- [TASK TO CARRY OUT]: Copy out lines with the word "this" from the material that follows.

* Start *

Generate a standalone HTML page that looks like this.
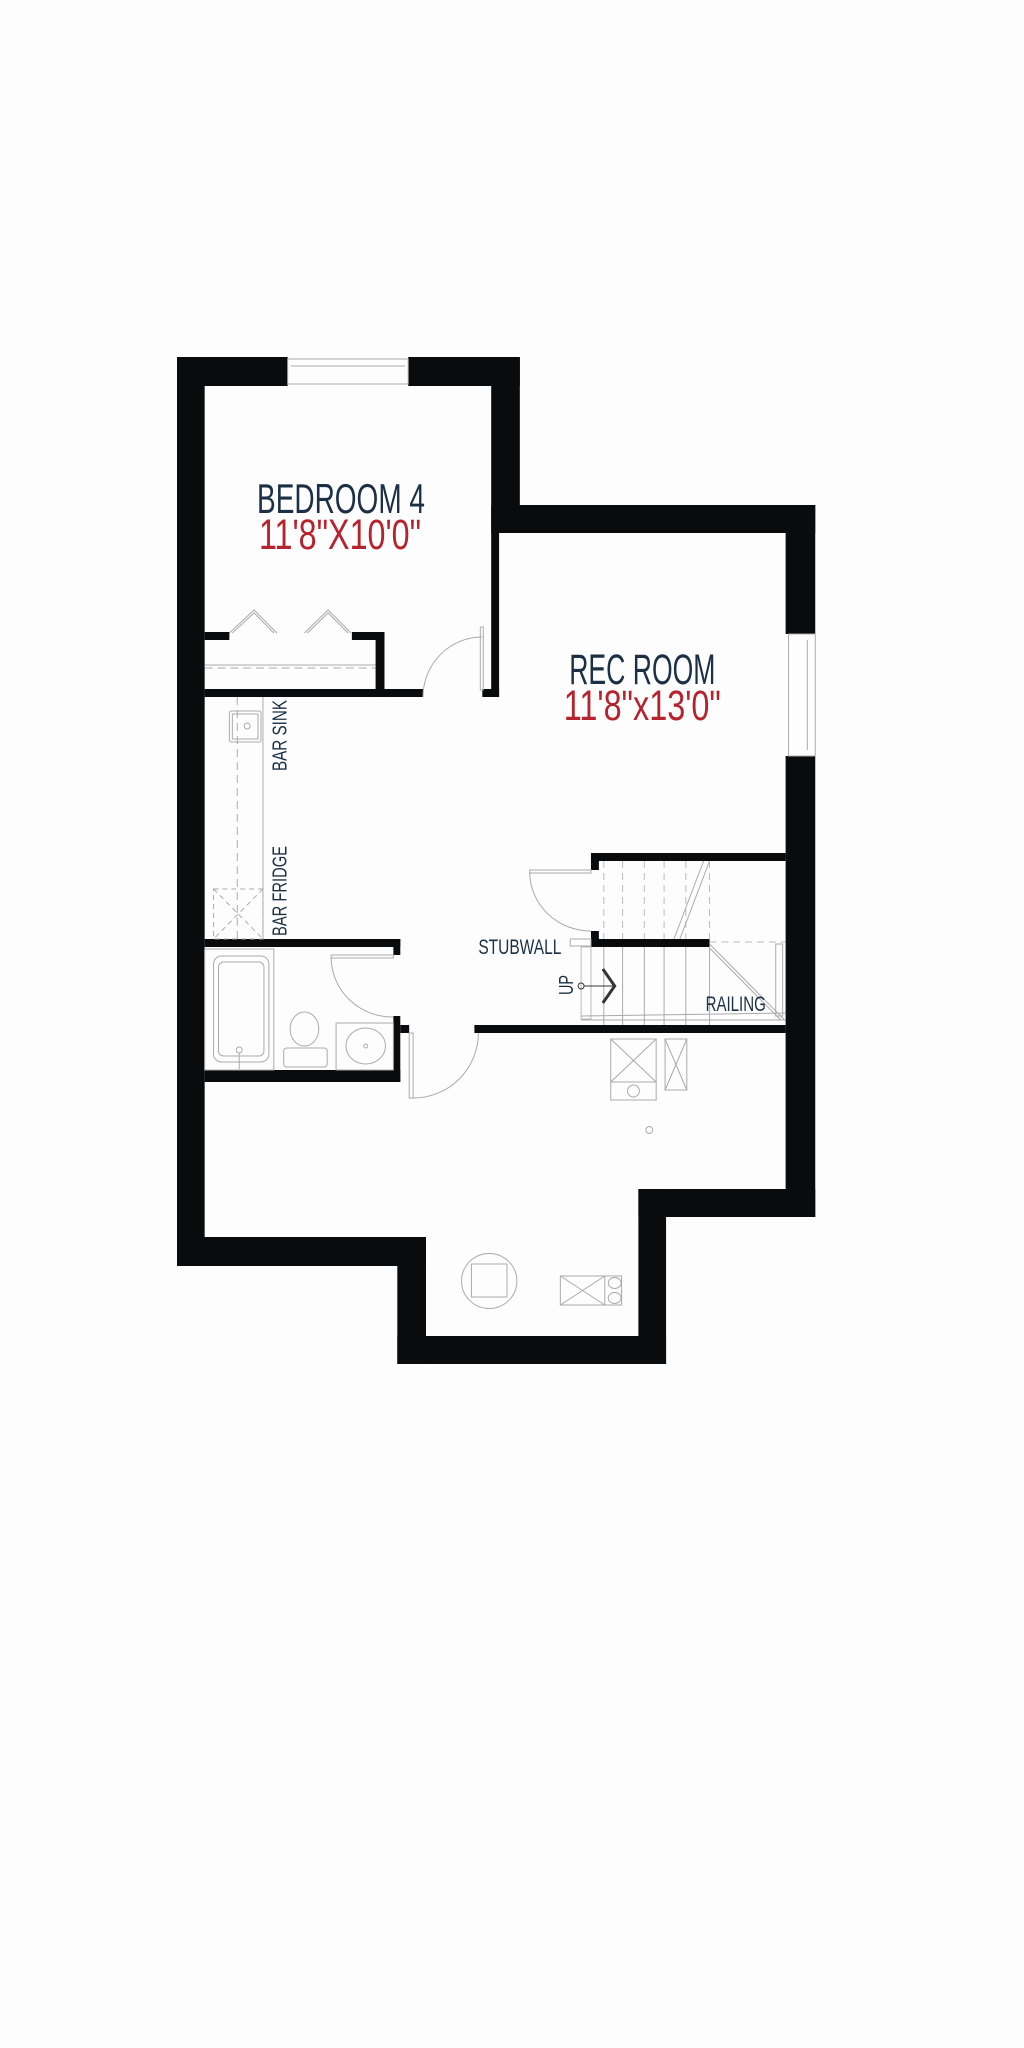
<!DOCTYPE html>
<html><head><meta charset="utf-8"><style>
html,body{margin:0;padding:0;background:#fdfdfd;}
svg{display:block;}
text{font-family:"Liberation Sans Narrow","Liberation Sans",sans-serif;}
</style></head><body>
<svg width="1024" height="2048" viewBox="0 0 1024 2048" xmlns="http://www.w3.org/2000/svg">
<rect width="1024" height="2048" fill="#fdfdfd"/>
<g transform="translate(177,0) scale(0.988,1) translate(-177,0)">
<g fill="#0a0b0c">
<rect x="177" y="357" width="112" height="29"/>
<rect x="411" y="357" width="113" height="29"/>
<rect x="177" y="357" width="28" height="909"/>
<rect x="495" y="357" width="29" height="176"/>
<rect x="495" y="533" width="8" height="164"/>
<rect x="495" y="505" width="328" height="28"/>
<rect x="793" y="505" width="30" height="129"/>
<rect x="793" y="756" width="30" height="461"/>
<rect x="644" y="1189" width="179" height="28"/>
<rect x="644" y="1189" width="28" height="175"/>
<rect x="400" y="1336" width="272" height="28"/>
<rect x="400" y="1237" width="29" height="127"/>
<rect x="177" y="1237" width="252" height="29"/>
<rect x="205" y="689" width="221" height="8"/>
<rect x="486" y="689" width="17" height="8"/>
<rect x="205" y="632" width="25" height="8"/>
<rect x="354" y="632" width="33" height="8"/>
<rect x="378" y="632" width="9" height="65"/>
<rect x="205" y="939" width="198" height="8"/>
<rect x="396" y="939" width="7" height="16"/>
<rect x="396" y="1016" width="7" height="66"/>
<rect x="403" y="1025" width="9" height="8"/>
<rect x="205" y="1070" width="198" height="12"/>
<rect x="478" y="1025" width="315" height="8"/>
<rect x="596" y="853" width="197" height="8"/>
<rect x="596" y="853" width="8" height="17"/>
<rect x="596" y="939" width="120" height="8"/>
<rect x="596" y="931" width="8" height="16"/>
</g>
<g fill="none" stroke="#aaa" stroke-width="1">
<rect x="289" y="359" width="122" height="25"/>
<line x1="292" y1="366" x2="408" y2="366"/>
<rect x="796" y="634" width="27" height="122"/>
<line x1="815" y1="640" x2="815" y2="750"/>
<polyline points="230,633 255,610 278,633"/>
<polyline points="233,633 255,613 275,633"/>
<polyline points="306,633 330,610 353,633"/>
<polyline points="309,633 330,613 350,633"/>
<line x1="205" y1="665" x2="378" y2="665"/>
<line x1="205" y1="668" x2="378" y2="668" stroke-dasharray="8,5"/>
<rect x="484" y="627" width="3" height="63"/>
<path d="M426,697 A60,60 0 0 1 486,637"/>
<line x1="238" y1="697" x2="238" y2="939" stroke-dasharray="8,5"/>
<line x1="264" y1="697" x2="264" y2="939"/>
<rect x="230" y="711" width="32" height="31" rx="2"/>
<rect x="233" y="714" width="26" height="25"/>
<circle cx="248" cy="726" r="3"/>
<rect x="214" y="889" width="50" height="50" stroke-dasharray="5,4"/>
<line x1="214" y1="889" x2="264" y2="939" stroke-dasharray="5,4"/>
<line x1="264" y1="889" x2="214" y2="939" stroke-dasharray="5,4"/>
<rect x="205" y="949" width="70" height="121"/>
<rect x="214" y="956" width="56" height="106" rx="8"/>
<rect x="219" y="962" width="46" height="94" rx="5"/>
<ellipse cx="306" cy="1029" rx="14.5" ry="17"/>
<rect x="285" y="1048" width="44" height="19" rx="3"/>
<rect x="338" y="1023" width="58" height="47"/>
<ellipse cx="368" cy="1046" rx="20" ry="18"/>
<circle cx="368" cy="1046" r="2"/>
<circle cx="240" cy="1050" r="3"/>
<line x1="240" y1="1053" x2="240" y2="1069"/>
<rect x="333" y="955" width="63" height="3"/>
<path d="M333,957 A62,60 0 0 0 396,1017"/>
<rect x="412" y="1033" width="4" height="65"/>
<path d="M416,1098 A66,65 0 0 0 482,1033"/>
<rect x="534" y="870" width="62" height="3"/>
<path d="M534,872 A62,59 0 0 0 596,931"/>
<g stroke-dasharray="7,5" stroke="#bbb">
<line x1="609" y1="861" x2="609" y2="939"/>
<line x1="628" y1="861" x2="628" y2="939"/>
<line x1="650" y1="861" x2="650" y2="939"/>
<line x1="670" y1="861" x2="670" y2="939"/>
<line x1="692" y1="861" x2="692" y2="939"/>
<line x1="716" y1="861" x2="716" y2="939"/>
<line x1="716" y1="942" x2="793" y2="942"/>
</g>
<line x1="680" y1="939" x2="710" y2="861"/>
<line x1="686" y1="939" x2="716" y2="861"/>
<rect x="586" y="947" width="10" height="72" stroke="#bbb"/>
<line x1="586" y1="1016" x2="793" y2="1013"/>
<line x1="586" y1="1020" x2="793" y2="1020"/>
<line x1="609" y1="947" x2="609" y2="1025"/>
<line x1="628" y1="947" x2="628" y2="1025"/>
<line x1="650" y1="947" x2="650" y2="1025"/>
<line x1="670" y1="947" x2="670" y2="1025"/>
<line x1="692" y1="947" x2="692" y2="1025"/>
<line x1="716" y1="947" x2="716" y2="1025"/>
<line x1="716" y1="944" x2="792" y2="1020"/>
<line x1="716" y1="948" x2="788" y2="1020"/>
<rect x="783" y="944" width="7" height="72"/>
<rect x="575" y="939" width="21" height="7"/>
<rect x="616" y="1039" width="46" height="43"/>
<line x1="616" y1="1039" x2="662" y2="1082"/>
<line x1="662" y1="1039" x2="616" y2="1082"/>
<rect x="616" y="1082" width="46" height="18"/>
<circle cx="639" cy="1091" r="6"/>
<rect x="671" y="1039" width="22" height="51"/>
<line x1="671" y1="1039" x2="693" y2="1090"/>
<line x1="693" y1="1039" x2="671" y2="1090"/>
<circle cx="655" cy="1130" r="3.5"/>
<ellipse cx="493" cy="1281" rx="28" ry="27.5"/>
<rect x="475" y="1264" width="36" height="33"/>
<rect x="565" y="1276" width="62" height="29"/>
<line x1="610" y1="1276" x2="610" y2="1305"/>
<line x1="565" y1="1276" x2="610" y2="1305"/>
<line x1="610" y1="1276" x2="565" y2="1305"/>
<ellipse cx="620" cy="1283" rx="6.5" ry="5.5"/>
<ellipse cx="620" cy="1298" rx="6.5" ry="5.5"/>
</g>
<circle cx="586" cy="986" r="3" fill="none" stroke="#333"/>
<line x1="589" y1="986" x2="619" y2="986" stroke="#333"/>
<polyline points="608,969 620,986 608,1003" fill="none" stroke="#333" stroke-width="3"/>
<text x="343" y="513" font-size="42" fill="#1b3045" text-anchor="middle" textLength="170" lengthAdjust="spacingAndGlyphs">BEDROOM 4</text>
<text x="342" y="549" font-size="43" fill="#b5232f" text-anchor="middle" textLength="164" lengthAdjust="spacingAndGlyphs">11'8"X10'0"</text>
<text x="648" y="684" font-size="43" fill="#1b3045" text-anchor="middle" textLength="148" lengthAdjust="spacingAndGlyphs">REC ROOM</text>
<text x="648" y="720" font-size="43" fill="#b5232f" text-anchor="middle" textLength="159" lengthAdjust="spacingAndGlyphs">11'8"x13'0"</text>
<text transform="translate(288,771) rotate(-90)" font-size="21" fill="#1b3045" textLength="71" lengthAdjust="spacingAndGlyphs">BAR SINK</text>
<text transform="translate(288,936) rotate(-90)" font-size="21" fill="#1b3045" textLength="90" lengthAdjust="spacingAndGlyphs">BAR FRIDGE</text>
<text x="482" y="954" font-size="21" fill="#1b3045" textLength="84" lengthAdjust="spacingAndGlyphs">STUBWALL</text>
<text x="712" y="1011" font-size="21" fill="#1b3045" textLength="61" lengthAdjust="spacingAndGlyphs">RAILING</text>
<text transform="translate(578,995) rotate(-90)" font-size="21" fill="#1b3045" textLength="20" lengthAdjust="spacingAndGlyphs">UP</text>
</g>
</svg>
</body></html>
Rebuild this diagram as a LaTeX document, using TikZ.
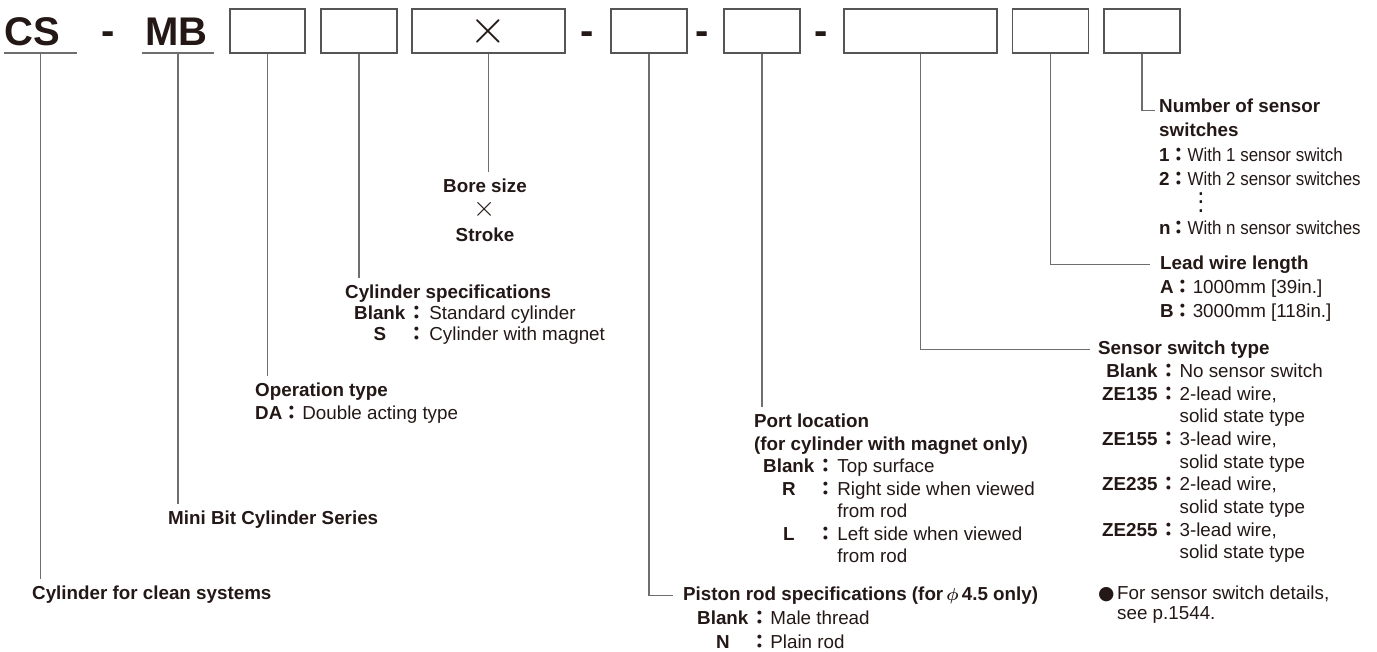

* End *

- [ANSWER TO THE PROBLEM]:
Generate a standalone HTML page that looks like this.
Rebuild this diagram as a LaTeX document, using TikZ.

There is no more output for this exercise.